● Requirements: Go through the data below and copy it exactly, skipping every picture.
-------------------------
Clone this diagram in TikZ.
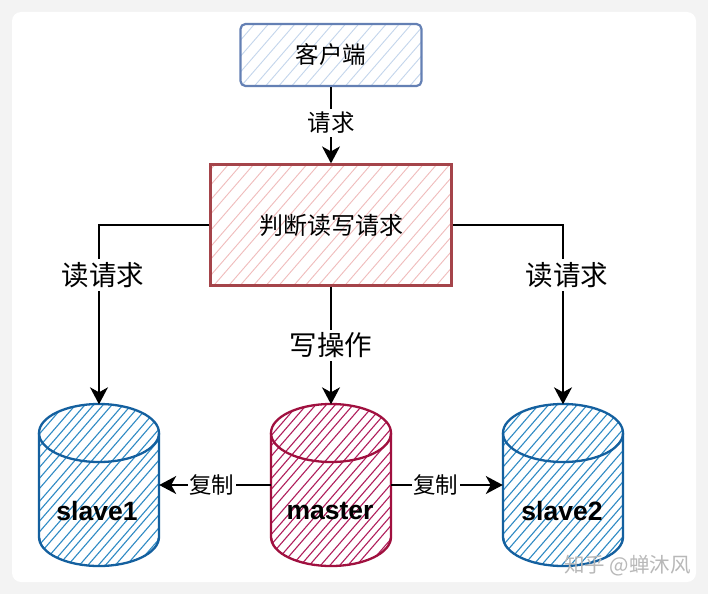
\documentclass[tikz,border=0pt]{standalone}
\usepackage{fontspec}
\setmainfont{Noto Sans CJK SC}
\setsansfont{Liberation Sans}
\usetikzlibrary{arrows.meta}
\definecolor{pageGray}{HTML}{F3F3F3}
\definecolor{clientLine}{HTML}{6480B4}
\definecolor{clientHatch}{HTML}{C4D6EC}
\definecolor{judgeLine}{HTML}{A5444A}
\definecolor{judgeHatch}{HTML}{F0BCBC}
\definecolor{dbBlue}{HTML}{14609F}
\definecolor{dbBlueHatch}{HTML}{2F8AC4}
\definecolor{dbRed}{HTML}{A0103F}
\definecolor{dbRedHatch}{HTML}{B01E5C}
\pgfmathsetseed{7}
% diagonal strokes round a centre anchor, a little uneven
\newcommand\HatchLines[4]{
  \foreach \i in {-40,...,40}{
    \pgfmathsetmacro\jit{rnd*2.5}
    \draw[#2,line width=#4] ([xshift=\i*#3 pt+\jit pt-130pt,yshift=-150pt]#1)
      -- ([xshift=\i*#3 pt+\jit pt+130pt,yshift=150pt]#1);
  }
}
% cylinder over a named node
\newcommand\DrawDB[3]{
  \begin{scope}
    \clip ([xshift=-60pt,yshift=52pt]#1.center) arc[start angle=180,end angle=0,x radius=60pt,y radius=29pt]
      -- ([xshift=60pt,yshift=-52pt]#1.center) arc[start angle=360,end angle=180,x radius=60pt,y radius=29pt] -- cycle;
    \HatchLines{#1.center}{#3}{9.5}{1.1pt}
  \end{scope}
  \draw[#2,dbline] ([xshift=-60pt,yshift=52pt]#1.center) arc[start angle=180,end angle=-180,x radius=60pt,y radius=29pt];
  \draw[#2,dbline] ([xshift=-60pt,yshift=52pt]#1.center) -- ([xshift=-60pt,yshift=-52pt]#1.center)
    arc[start angle=180,end angle=360,x radius=60pt,y radius=29pt] -- ([xshift=60pt,yshift=52pt]#1.center);
  \draw[#2,line width=0.8pt] ([xshift=-59pt,yshift=-53pt]#1.center)
    arc[start angle=180,end angle=360,x radius=59pt,y radius=28pt];
}
\tikzset{
  hatch/.style 2 args={path picture={\HatchLines{path picture bounding box.center}{#1}{#2}{0.9pt}}},
  boxnode/.style={rectangle,inner sep=0pt,line width=2.2pt},
  dbnode/.style={rectangle,inner sep=0pt,minimum width=120pt,minimum height=161pt},
  dbline/.style={line width=2.3pt},
  dbtext/.style={font=\sffamily\bfseries\fontsize{26.5}{30}\selectfont},
  arr/.style={-{Stealth[length=17pt,width=18pt,inset=5pt]},line width=1.5pt},
  lab/.style={fill=white,inner sep=3pt,font=\fontsize{#1}{#1}\selectfont},
}
\begin{document}
\begin{tikzpicture}[x=1pt,y=-1pt]

  \useasboundingbox (0,0) rectangle (708,594);
  \fill[pageGray] (0,0) rectangle (708,594);
  \fill[white,rounded corners=9pt] (12,12) rectangle (696,582);

  \node[boxnode,rounded corners=5pt,draw=clientLine,hatch={clientHatch}{13},minimum width=181pt,minimum height=62pt,font=\fontsize{23.5}{26}\selectfont] (client) at (331,55) {客户端};
  \node[boxnode,draw=judgeLine,hatch={judgeHatch}{13},minimum width=241pt,minimum height=121pt,font=\fontsize{24}{26}\selectfont] (judge) at (331,225) {判断读写请求};

  \node[dbnode] (slave1) at (99,485) {};
  \node[dbnode] (master) at (331,485) {};
  \node[dbnode] (slave2) at (563,485) {};
  \DrawDB{slave1}{dbBlue}{dbBlueHatch}
  \DrawDB{master}{dbRed}{dbRedHatch}
  \DrawDB{slave2}{dbBlue}{dbBlueHatch}

  \node[dbtext] (slave1txt) at (97,511) {slave1};
  \node[dbtext] (mastertxt) at (330,511) {master};
  \node[dbtext] (slave2txt) at (562,511) {slave2};

  \draw[arr] (client) -- node[lab=23.5,pos=.47]{请求} (judge); %% client->judge
  \draw[arr] (judge.south) -- node[lab=27.5]{写操作} (master.north);
  \draw[arr] (judge.west) -| node[lab=27.5,pos=.64,xshift=4pt]{读请求} (slave1.north);
  \draw[arr] (judge.east) -| node[lab=27.5,pos=.64,xshift=4pt]{读请求} (slave2.north);

  \draw[arr] (master.west) -- node[lab=22.5,inner sep=1.5pt,pos=.53]{复制} (slave1.east);
  \draw[arr] (master.east) -- node[lab=22.5,inner sep=1.5pt,pos=.4]{复制} (slave2.west);

  \node[text=black!28,font=\fontsize{20.5}{21}\selectfont,anchor=east,inner sep=0pt] (mark) at (691,566) {知乎 @蝉沐风};

\end{tikzpicture}
\end{document}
-------------------------
● Output for this exercise:
Clone this diagram in TikZ.
\documentclass[tikz,border=0pt]{standalone}
\usepackage{fontspec}
\setmainfont{Noto Sans CJK SC}
\setsansfont{Liberation Sans}
\usetikzlibrary{arrows.meta}
\definecolor{pageGray}{HTML}{F3F3F3}
\definecolor{clientLine}{HTML}{6480B4}
\definecolor{clientHatch}{HTML}{C4D6EC}
\definecolor{judgeLine}{HTML}{A5444A}
\definecolor{judgeHatch}{HTML}{F0BCBC}
\definecolor{dbBlue}{HTML}{14609F}
\definecolor{dbBlueHatch}{HTML}{2F8AC4}
\definecolor{dbRed}{HTML}{A0103F}
\definecolor{dbRedHatch}{HTML}{B01E5C}
\pgfmathsetseed{7}
% diagonal strokes round a centre anchor, a little uneven
\newcommand\HatchLines[4]{
  \foreach \i in {-40,...,40}{
    \pgfmathsetmacro\jit{rnd*2.5}
    \draw[#2,line width=#4] ([xshift=\i*#3 pt+\jit pt-130pt,yshift=-150pt]#1)
      -- ([xshift=\i*#3 pt+\jit pt+130pt,yshift=150pt]#1);
  }
}
% cylinder over a named node
\newcommand\DrawDB[3]{
  \begin{scope}
    \clip ([xshift=-60pt,yshift=52pt]#1.center) arc[start angle=180,end angle=0,x radius=60pt,y radius=29pt]
      -- ([xshift=60pt,yshift=-52pt]#1.center) arc[start angle=360,end angle=180,x radius=60pt,y radius=29pt] -- cycle;
    \HatchLines{#1.center}{#3}{9.5}{1.1pt}
  \end{scope}
  \draw[#2,dbline] ([xshift=-60pt,yshift=52pt]#1.center) arc[start angle=180,end angle=-180,x radius=60pt,y radius=29pt];
  \draw[#2,dbline] ([xshift=-60pt,yshift=52pt]#1.center) -- ([xshift=-60pt,yshift=-52pt]#1.center)
    arc[start angle=180,end angle=360,x radius=60pt,y radius=29pt] -- ([xshift=60pt,yshift=52pt]#1.center);
  \draw[#2,line width=0.8pt] ([xshift=-59pt,yshift=-53pt]#1.center)
    arc[start angle=180,end angle=360,x radius=59pt,y radius=28pt];
}
\tikzset{
  hatch/.style 2 args={path picture={\HatchLines{path picture bounding box.center}{#1}{#2}{0.9pt}}},
  boxnode/.style={rectangle,inner sep=0pt,line width=2.2pt},
  dbnode/.style={rectangle,inner sep=0pt,minimum width=120pt,minimum height=161pt},
  dbline/.style={line width=2.3pt},
  dbtext/.style={font=\sffamily\bfseries\fontsize{26.5}{30}\selectfont},
  arr/.style={-{Stealth[length=17pt,width=18pt,inset=5pt]},line width=1.5pt},
  lab/.style={fill=white,inner sep=3pt,font=\fontsize{#1}{#1}\selectfont},
}
\begin{document}
\begin{tikzpicture}[x=1pt,y=-1pt]

  \useasboundingbox (0,0) rectangle (708,594);
  \fill[pageGray] (0,0) rectangle (708,594);
  \fill[white,rounded corners=9pt] (12,12) rectangle (696,582);

  \node[boxnode,rounded corners=5pt,draw=clientLine,hatch={clientHatch}{13},minimum width=181pt,minimum height=62pt,font=\fontsize{23.5}{26}\selectfont] (client) at (331,55) {客户端};
  \node[boxnode,draw=judgeLine,hatch={judgeHatch}{13},minimum width=241pt,minimum height=121pt,font=\fontsize{24}{26}\selectfont] (judge) at (331,225) {判断读写请求};

  \node[dbnode] (slave1) at (99,485) {};
  \node[dbnode] (master) at (331,485) {};
  \node[dbnode] (slave2) at (563,485) {};
  \DrawDB{slave1}{dbBlue}{dbBlueHatch}
  \DrawDB{master}{dbRed}{dbRedHatch}
  \DrawDB{slave2}{dbBlue}{dbBlueHatch}

  \node[dbtext] (slave1txt) at (97,511) {slave1};
  \node[dbtext] (mastertxt) at (330,511) {master};
  \node[dbtext] (slave2txt) at (562,511) {slave2};

  \draw[arr] (client) -- node[lab=23.5,pos=.47]{请求} (judge); %% client->judge
  \draw[arr] (judge.south) -- node[lab=27.5]{写操作} (master.north);
  \draw[arr] (judge.west) -| node[lab=27.5,pos=.64,xshift=4pt]{读请求} (slave1.north);
  \draw[arr] (judge.east) -| node[lab=27.5,pos=.64,xshift=4pt]{读请求} (slave2.north);

  \draw[arr] (master.west) -- node[lab=22.5,inner sep=1.5pt,pos=.53]{复制} (slave1.east);
  \draw[arr] (master.east) -- node[lab=22.5,inner sep=1.5pt,pos=.4]{复制} (slave2.west);

  \node[text=black!28,font=\fontsize{20.5}{21}\selectfont,anchor=east,inner sep=0pt] (mark) at (691,566) {知乎 @蝉沐风};

\end{tikzpicture}
\end{document}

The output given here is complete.